La sûreté et la vigueur du maître, sa grandeur, vont au delà de toute expression. Après avoir tout vu et revu, nous avons quitté ce sanctuaire et nous nous sommes rendus à l’église de Saint-Pierre, qui recevait du ciel serein la plus belle lumière, et paraissait claire et brillante dans toutes ses parties. Nous avons admiré, en gens qui veulent jouir, cette pompe et cette grandeur, sans nous laisser troubler cette fois par un goût trop dédaigneux et trop savant, et nous avons étouffé tout jugement trop sévère. Nous nous sommes délectés à contempler le délectable.

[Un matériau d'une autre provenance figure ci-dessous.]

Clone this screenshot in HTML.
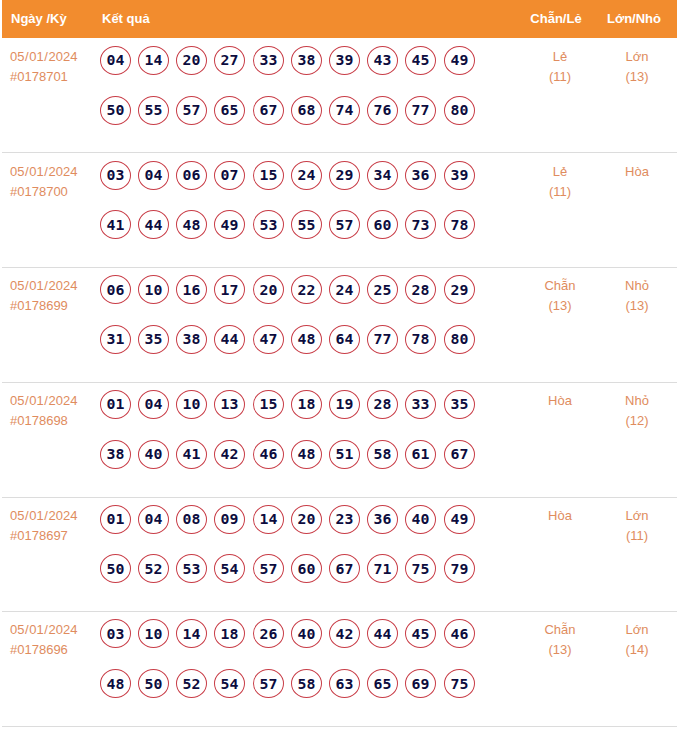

Enfin nous sommes montés sur le toit de l’église, où l’on trouve en petit l’image d’une ville bien bâtie : des maisons et des magasins, des fontaines, qui semblent jaillir, des églises et un grand temple, le tout en l’air et entremêlé de belles promenades. Nous sommes montés sur la coupole, et nous avons contemplé la contrée des Apennins brillante de lumière, le Soracte, les collines volcaniques de Tivoli, Frascati, Castel Gandolfo et la plaine, et plus loin, la mer ; à nos pieds, la ville de Rome, dans toute son étendue, avec ses palais sur les collines, ses coupoles, etc. Pas un souffle de vent, et, dans la lanterne de cuivre, il faisait chaud comme dans une serre. Après avoir bien observé tout cela, nous sommes descendus : on nous a ouvert les portes des entablements de la coupole, du tambour et de la nef ; on peut en faire le tour et observer d’en haut ces parties et l’église. Gomme nous étions sur la corniche du tambour, nous avons vu passer là-bas le Pape, qui allait faire ses dévotions de l’après-midi. C’était avoir vu au complet l’église de Saint-Pierre. Nous sommes redescendus tout de bon ; nous avons pris un joyeux et frugal repas dans une auberge voisine, puis nous sommes allés à Sainte-Cécile.